7. In view of above findings of the Tribunal, we set aside the confirmation of duty on the inputs sold in the domestic market as they have fulfilled the export obligation. In the case of Western Components Ltd. (supra), the Apex Court had held that if goods were not produced in terms of the bond in execution, then they are liable for confiscation and fine & penalty is imposable. Same view was expressed in the case of R. Janardhanan v. CC, Chennai (supra). It the present case, the export obligation had been completed and the terms of the licence had been fulfilled and the bond had been cancelled. The show cause noticed was issued on 9.5.95 whereas the bond was cancelled on 13.9.94. Therefore, the Commissioner's finding that the bond was well in existence is not in terms of facts on record. In a circumstance when the bond is not in existence and the export obligation had been fulfilled, the question of confiscation in the matter does not arise and hence the order of confiscation and imposition of fine is set aside.

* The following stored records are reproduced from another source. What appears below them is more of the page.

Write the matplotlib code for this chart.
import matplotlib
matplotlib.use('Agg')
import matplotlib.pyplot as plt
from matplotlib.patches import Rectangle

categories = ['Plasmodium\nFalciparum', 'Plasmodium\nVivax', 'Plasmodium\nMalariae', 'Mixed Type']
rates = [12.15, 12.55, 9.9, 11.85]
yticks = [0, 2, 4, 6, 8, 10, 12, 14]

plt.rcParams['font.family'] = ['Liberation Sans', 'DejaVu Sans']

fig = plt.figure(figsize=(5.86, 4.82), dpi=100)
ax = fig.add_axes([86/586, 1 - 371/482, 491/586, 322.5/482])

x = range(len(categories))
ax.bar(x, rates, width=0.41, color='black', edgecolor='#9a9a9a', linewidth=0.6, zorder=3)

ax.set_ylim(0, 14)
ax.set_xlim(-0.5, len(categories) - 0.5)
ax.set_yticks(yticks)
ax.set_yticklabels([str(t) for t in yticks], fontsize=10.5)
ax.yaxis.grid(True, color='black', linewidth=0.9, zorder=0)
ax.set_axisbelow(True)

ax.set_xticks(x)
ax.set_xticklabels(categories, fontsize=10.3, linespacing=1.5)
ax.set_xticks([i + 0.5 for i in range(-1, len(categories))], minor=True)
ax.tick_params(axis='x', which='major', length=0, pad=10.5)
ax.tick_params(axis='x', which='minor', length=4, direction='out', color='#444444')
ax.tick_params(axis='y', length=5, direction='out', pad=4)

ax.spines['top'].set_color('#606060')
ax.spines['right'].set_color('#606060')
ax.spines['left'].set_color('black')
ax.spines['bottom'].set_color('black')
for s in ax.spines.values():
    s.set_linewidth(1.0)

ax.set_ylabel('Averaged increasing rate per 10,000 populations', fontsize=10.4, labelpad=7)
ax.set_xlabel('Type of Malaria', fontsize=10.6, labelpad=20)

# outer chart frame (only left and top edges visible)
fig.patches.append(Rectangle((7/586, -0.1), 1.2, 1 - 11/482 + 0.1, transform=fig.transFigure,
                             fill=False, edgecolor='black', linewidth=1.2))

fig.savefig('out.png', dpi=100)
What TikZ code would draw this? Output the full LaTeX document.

8. As regards imposition of penalty for having contravened terms of the notification, in disposing of the raw material, we notice that this is an admitted fact. The JDGFT has already imposed a penalty of Rs. 10,000 after taking into consideration all the extenuating circumstances. The appellants have shown that they were compelled to sell the inputs in the domestic market to avoid contamination and total loss due to fire in the factory. We notice that appellants was required to have taken permission from the department before disposing of the raw material. To that extent there is laches on the part of the appellant. However, it does not call for imposition of penalty of Rs. 3 lakhs. In the overall facts and circumstances of the case and also in view of imposition of penalty Rs. 10,000 by JDGFT, it will be in the interest of justice to reduce the penalty to Rs. 10,000 (Rupees Ten thousand only) in this case also under Section 112(a) of the Customs Act. The appeals are partly allowed in the above lines.